New Zealander Greg Turner took one look, and complained: "It felt like I was playing on a skyscraper, hitting shots from the ground to the 15th floor and vice-versa. Tell you what, if there was global warming and the sea rose 60 feet, the course might be a good option."

Not surprisingly, the Welsh are aware of the course’s shortcomings, and have already planned a remedy.

"After they played the Welsh Open there last year, Mike Stewart of the PGA and some of the pros came along to suggest some changes, especially at the 15th and 16th holes," reported Tony Lewis, chairman of the Welsh bid, yesterday. "Since then it’s been made pretty plain that Wentwood Hills wouldn’t do for the Ryder Cup when the players have to complete two rounds a day. So what we’ve done is to talk to the European Tour’s course design department, and give them the latitude to make any necessary changes.

"My understanding is that the bottom 12 holes near the river are regarded as fantastic, and the other six won’t be involved. The plan is to build a fourth course at Celtic Manor, and then come up with a Ryder Cup layout. Brian Huggett has been taken on as a consultant, not just for the Ryder Cup, but to establish Celtic Manor as the prime European Tour destination in Wales.

"When you think about how long it took to get the Belfry right, we feel we’ve got plenty of time."

While Terry Matthews, the billionaire who owns Celtic Manor, has pockets deep enough to fund radical alterations, it beggars belief that the committee would award the match to an unseen course.

Bearing in mind that Matthews insists he is in for the long haul, it could be that Celtic Manor would be better placed to host the 2013 match.

As for Slaley Hall, the huge crowds attracted by the Ryder Cup mean that worries have arisen that bottlenecks could crop up on certain parts of the course.

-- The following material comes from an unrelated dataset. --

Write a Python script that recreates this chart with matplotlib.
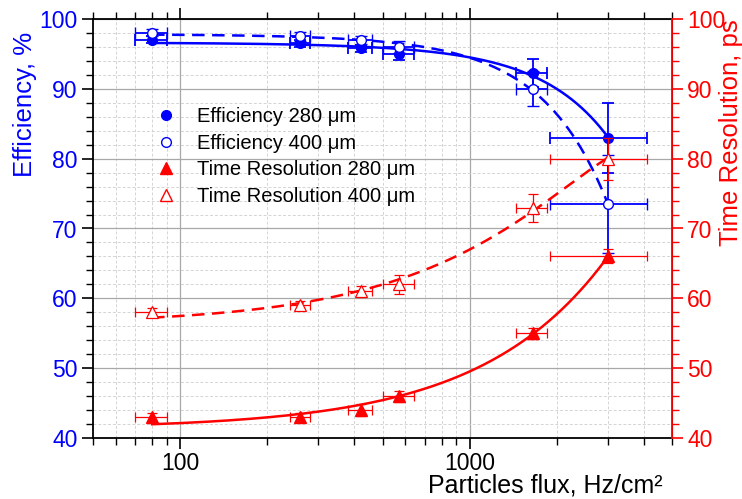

But awarding the Ryder Cup to a controversial or undistinguished venue would not be a first for the prestigious event. Valderrama, site of the 1997 match; the Belfry, venue this year well as in 1985, 1989 and 1993; and the K Club, where the contest will be played in 2005, all have their critics.

This didn’t stop Jaime Patinho, owner of Valderrama, from taking the match to Spain or Michael Smurfit, owner of the K Club, from repeating the trick in Dublin.

Although Matthews is ambitious to make it a Ryder Cup hat-trick for the game’s entrepreneurs, selecting Celtic Manor, when more suitable venues exist in other parts of the United Kingdom, could prove to be too much of a gamble for officials.

The PGA is known to favour a swift announcement of the successful candidate, if the committee can reach a decision in mid-February. However, committees, just like juries, can be notoriously fickle, and should no decision be finalised next month, it is possible that the process could go on until early summer.